[BEGIN Given data]

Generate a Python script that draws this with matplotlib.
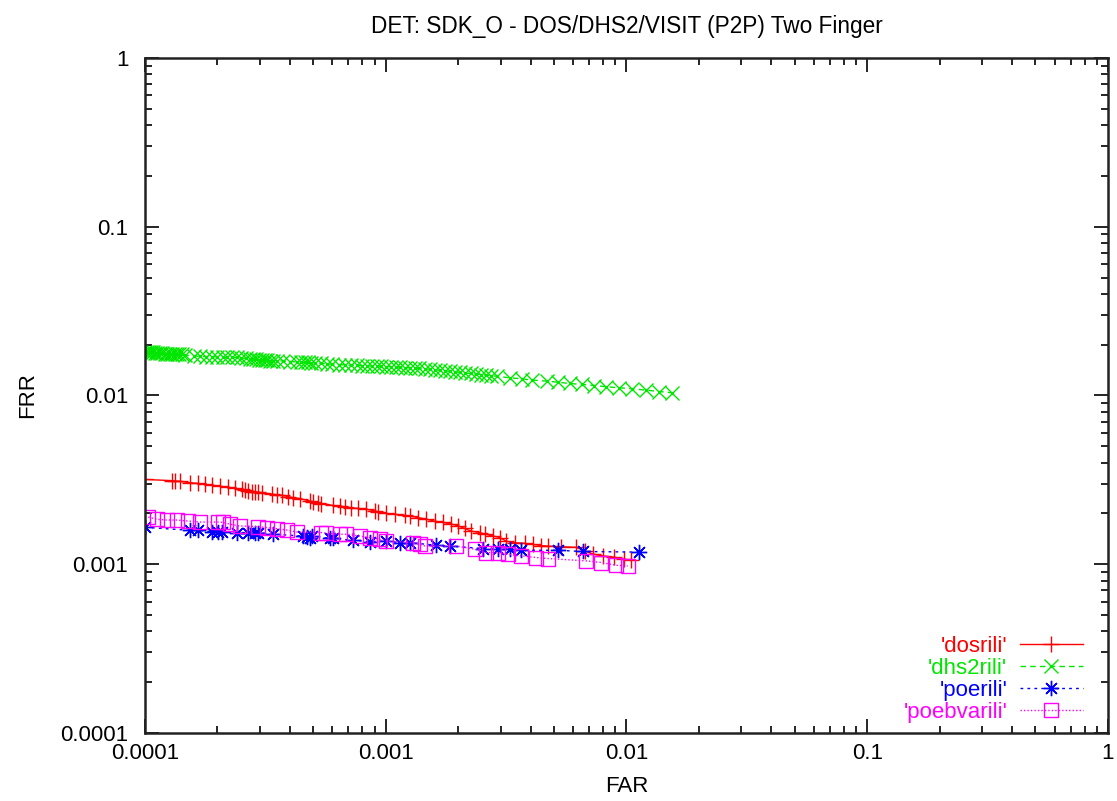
import matplotlib
matplotlib.use('agg')
import matplotlib.pyplot as plt
from matplotlib.ticker import FixedLocator, FixedFormatter, LogLocator, NullFormatter

plt.rcParams['font.family'] = ['Liberation Sans', 'DejaVu Sans']
plt.rcParams['font.size'] = 16

# --- data (FAR, FRR) ---
dos_far = [1.00e-4, 1.291e-4, 1.332e-4, 1.397e-4, 1.537e-4, 1.664e-4, 1.774e-4, 1.891e-4,
           2.048e-4, 2.216e-4, 2.362e-4, 2.519e-4, 2.599e-4, 2.683e-4, 2.771e-4, 2.860e-4,
           2.952e-4, 3.050e-4, 3.355e-4, 3.520e-4, 3.691e-4, 3.931e-4, 4.125e-4, 4.398e-4,
           4.837e-4, 4.993e-4, 5.237e-4, 5.410e-4, 6.044e-4, 6.443e-4, 6.759e-4, 7.205e-4,
           7.674e-4, 8.317e-4, 9.003e-4, 9.29e-4, 1.007e-3, 1.090e-3, 1.199e-3, 1.258e-3,
           1.361e-3, 1.475e-3, 1.597e-3, 1.729e-3, 1.874e-3, 1.995e-3, 2.127e-3, 2.268e-3,
           2.455e-3, 2.575e-3, 2.787e-3, 2.972e-3, 3.168e-3, 3.430e-3, 3.774e-3, 4.086e-3,
           4.427e-3, 4.715e-3, 5.358e-3, 6.183e-3, 6.695e-3, 7.249e-3, 7.975e-3, 8.917e-3,
           9.81e-3, 1.04e-2]
dos_frr = [3.18e-3, 3.13e-3, 3.11e-3, 3.10e-3, 3.04e-3, 3.01e-3, 2.97e-3, 2.94e-3,
           2.90e-3, 2.86e-3, 2.82e-3, 2.78e-3, 2.76e-3, 2.72e-3, 2.69e-3, 2.68e-3,
           2.67e-3, 2.65e-3, 2.61e-3, 2.58e-3, 2.56e-3, 2.52e-3, 2.48e-3, 2.45e-3,
           2.37e-3, 2.35e-3, 2.32e-3, 2.29e-3, 2.23e-3, 2.21e-3, 2.19e-3, 2.16e-3,
           2.14e-3, 2.12e-3, 2.07e-3, 2.05e-3, 2.00e-3, 1.98e-3, 1.95e-3, 1.93e-3,
           1.89e-3, 1.85e-3, 1.80e-3, 1.77e-3, 1.73e-3, 1.69e-3, 1.63e-3, 1.57e-3,
           1.54e-3, 1.51e-3, 1.47e-3, 1.44e-3, 1.37e-3, 1.34e-3, 1.33e-3, 1.31e-3,
           1.29e-3, 1.28e-3, 1.27e-3, 1.26e-3, 1.20e-3, 1.15e-3, 1.12e-3, 1.10e-3,
           1.07e-3, 1.06e-3]

dhs2_far = [1.00e-4, 1.02e-4, 1.04e-4, 1.06e-4, 1.08e-4, 1.10e-4, 1.12e-4, 1.15e-4, 1.18e-4,
            1.21e-4, 1.24e-4, 1.27e-4, 1.30e-4, 1.33e-4, 1.36e-4, 1.39e-4, 1.42e-4, 1.46e-4,
            1.60e-4, 1.70e-4, 1.80e-4, 1.90e-4, 2.00e-4, 2.10e-4, 2.20e-4, 2.30e-4, 2.40e-4,
            2.50e-4, 2.62e-4, 2.74e-4, 2.82e-4, 2.90e-4, 2.98e-4, 3.06e-4, 3.14e-4, 3.22e-4,
            3.30e-4, 3.40e-4, 3.52e-4, 3.75e-4, 4.00e-4, 4.30e-4, 4.45e-4, 4.60e-4, 4.75e-4,
            4.90e-4, 5.10e-4, 5.40e-4, 5.70e-4, 6.00e-4, 6.40e-4, 6.80e-4, 7.20e-4, 7.60e-4,
            8.00e-4, 8.40e-4, 8.80e-4, 9.20e-4, 9.60e-4, 1.00e-3, 1.05e-3, 1.10e-3, 1.15e-3,
            1.20e-3, 1.26e-3, 1.32e-3, 1.38e-3, 1.45e-3, 1.52e-3, 1.60e-3, 1.68e-3, 1.76e-3,
            1.85e-3, 1.94e-3, 2.04e-3, 2.14e-3, 2.25e-3, 2.36e-3, 2.48e-3, 2.60e-3, 2.75e-3,
            2.89e-3, 3.27e-3, 3.67e-3, 4.07e-3, 4.66e-3, 5.18e-3, 5.80e-3, 6.56e-3, 7.36e-3,
            8.26e-3, 9.35e-3, 1.059e-2, 1.21e-2, 1.37e-2, 1.553e-2]
dhs2_frr = [0.0182, 0.0181, 0.0181, 0.0180, 0.0180, 0.0179, 0.0179, 0.0178, 0.0178,
            0.0177, 0.0177, 0.0176, 0.0176, 0.0176, 0.0175, 0.0175, 0.0175, 0.0174,
            0.0171, 0.0171, 0.0170, 0.0170, 0.0169, 0.0169, 0.0168, 0.0168, 0.0168,
            0.0167, 0.0166, 0.0165, 0.0164, 0.0164, 0.0163, 0.0163, 0.0162, 0.0162,
            0.0161, 0.0161, 0.0161, 0.0160, 0.0159, 0.0158, 0.0157, 0.0157, 0.0157,
            0.0156, 0.0156, 0.0155, 0.0154, 0.0153, 0.0152, 0.0152, 0.0151, 0.0151,
            0.0150, 0.0150, 0.0149, 0.0149, 0.0149, 0.0148, 0.0148, 0.0147, 0.0147,
            0.0146, 0.0146, 0.0145, 0.0145, 0.0144, 0.0143, 0.0142, 0.0141, 0.0140,
            0.0139, 0.0138, 0.0137, 0.0136, 0.0135, 0.0134, 0.0133, 0.0132, 0.0131,
            0.01301, 0.01273, 0.01256, 0.01233, 0.01217, 0.01199, 0.01178, 0.01162, 0.01146,
            0.01126, 0.01111, 0.01096, 0.01075, 0.01056, 0.01037]

poe_far = [1.00e-4, 1.537e-4, 1.664e-4, 1.891e-4, 2.014e-4, 2.081e-4, 2.402e-4, 2.683e-4,
           2.860e-4, 2.952e-4, 3.407e-4, 4.538e-4, 4.688e-4, 4.837e-4, 4.917e-4, 5.857e-4,
           6.044e-4, 7.316e-4, 8.582e-4, 1.007e-3, 1.143e-3, 1.258e-3, 1.623e-3, 1.843e-3,
           2.533e-3, 2.924e-3, 3.269e-3, 3.657e-3, 5.188e-3, 6.586e-3, 1.132e-2]
poe_frr = [1.656e-3, 1.589e-3, 1.589e-3, 1.560e-3, 1.552e-3, 1.560e-3, 1.541e-3, 1.541e-3,
           1.541e-3, 1.541e-3, 1.506e-3, 1.469e-3, 1.445e-3, 1.440e-3, 1.465e-3, 1.425e-3,
           1.425e-3, 1.387e-3, 1.362e-3, 1.374e-3, 1.343e-3, 1.343e-3, 1.295e-3, 1.283e-3,
           1.239e-3, 1.227e-3, 1.227e-3, 1.210e-3, 1.210e-3, 1.190e-3, 1.180e-3]

poebva_far = [1.032e-4, 1.118e-4, 1.230e-4, 1.353e-4, 1.512e-4, 1.691e-4, 2.014e-4, 2.113e-4,
              2.253e-4, 2.479e-4, 2.952e-4, 3.199e-4, 3.520e-4, 3.873e-4, 4.262e-4, 5.410e-4,
              5.675e-4, 6.443e-4, 6.869e-4, 7.80e-4, 8.582e-4, 9.443e-4, 1.007e-3, 1.298e-3,
              1.384e-3, 1.452e-3, 1.965e-3, 2.341e-3, 2.617e-3, 2.924e-3, 3.217e-3, 3.657e-3,
              4.22e-3, 4.715e-3, 6.805e-3, 7.852e-3, 9.064e-3, 1.012e-2]
poebva_frr = [1.905e-3, 1.845e-3, 1.828e-3, 1.828e-3, 1.803e-3, 1.778e-3, 1.778e-3, 1.770e-3,
              1.726e-3, 1.686e-3, 1.670e-3, 1.648e-3, 1.626e-3, 1.596e-3, 1.552e-3, 1.541e-3,
              1.525e-3, 1.506e-3, 1.506e-3, 1.469e-3, 1.439e-3, 1.406e-3, 1.374e-3, 1.343e-3,
              1.313e-3, 1.283e-3, 1.283e-3, 1.227e-3, 1.173e-3, 1.173e-3, 1.146e-3, 1.120e-3,
              1.096e-3, 1.081e-3, 1.047e-3, 1.024e-3, 9.86e-4, 9.77e-4]

decades = [0.0001, 0.001, 0.01, 0.1, 1]
decade_labels = ['0.0001', '0.001', '0.01', '0.1', '1']

fig = plt.figure(figsize=(11.17, 8.01), dpi=100)
ax = fig.add_axes([0.1298, 0.0849, 0.8621, 0.8427])

ax.plot(dos_far, dos_frr, color='#ff0000', linestyle='-', linewidth=1.0,
        marker='+', markersize=12, markeredgewidth=1.0, label="'dosrili'")
ax.plot(dhs2_far, dhs2_frr, color='#00e600', linestyle=(0, (4, 3)), linewidth=1.0,
        marker='x', markersize=10, markeredgewidth=1.0, label="'dhs2rili'")
ax.plot(poe_far, poe_frr, color='#0000ff', linestyle=(0, (2, 3)), linewidth=1.0,
        marker=(8, 2, 0), markersize=11, markeredgewidth=1.0, label="'poerili'")
ax.plot(poebva_far, poebva_frr, color='#ff00ff', linestyle=(0, (1, 1.5)), linewidth=1.0,
        marker='s', markersize=10, markerfacecolor='none', markeredgewidth=1.0,
        label="'poebvarili'")

ax.set_xscale('log')
ax.set_yscale('log')
ax.set_xlim(1e-4, 1)
ax.set_ylim(1e-4, 1)

for axis in (ax.xaxis, ax.yaxis):
    axis.set_major_locator(FixedLocator(decades))
    axis.set_major_formatter(FixedFormatter(decade_labels))
    axis.set_minor_locator(LogLocator(base=10, subs=range(2, 10)))
    axis.set_minor_formatter(NullFormatter())

ax.tick_params(which='both', direction='in', top=True, right=True, width=1.2, colors='black')
ax.tick_params(which='major', length=10)
ax.tick_params(which='minor', length=5)
ax.tick_params(axis='x', which='major', pad=7)
ax.tick_params(axis='y', which='major', pad=12)
for sp in ax.spines.values():
    sp.set_linewidth(1.8)
    sp.set_color('#222222')

ax.set_title('DET: SDK_O - DOS/DHS2/VISIT (P2P) Two Finger', pad=18, fontsize=16.3)
ax.set_xlabel('FAR', labelpad=9)
ax.set_ylabel('FRR', labelpad=16)

ax.legend(loc='lower right', bbox_to_anchor=(0.9855, -0.002), frameon=False,
          markerfirst=False, numpoints=1, handlelength=2.85, handletextpad=0.55,
          labelspacing=0.05, borderpad=0, labelcolor='linecolor', fontsize=16)

fig.savefig('out.png', dpi=100)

[END Given data]

» **Written request**:
Transcribe the opening line of the listing above, please, and every line after it through the line with "plt.rcParams['font.size'] = 16", word for word, without pictures.

» **Output**:
Generate a Python script that draws this with matplotlib.
import matplotlib
matplotlib.use('agg')
import matplotlib.pyplot as plt
from matplotlib.ticker import FixedLocator, FixedFormatter, LogLocator, NullFormatter

plt.rcParams['font.family'] = ['Liberation Sans', 'DejaVu Sans']
plt.rcParams['font.size'] = 16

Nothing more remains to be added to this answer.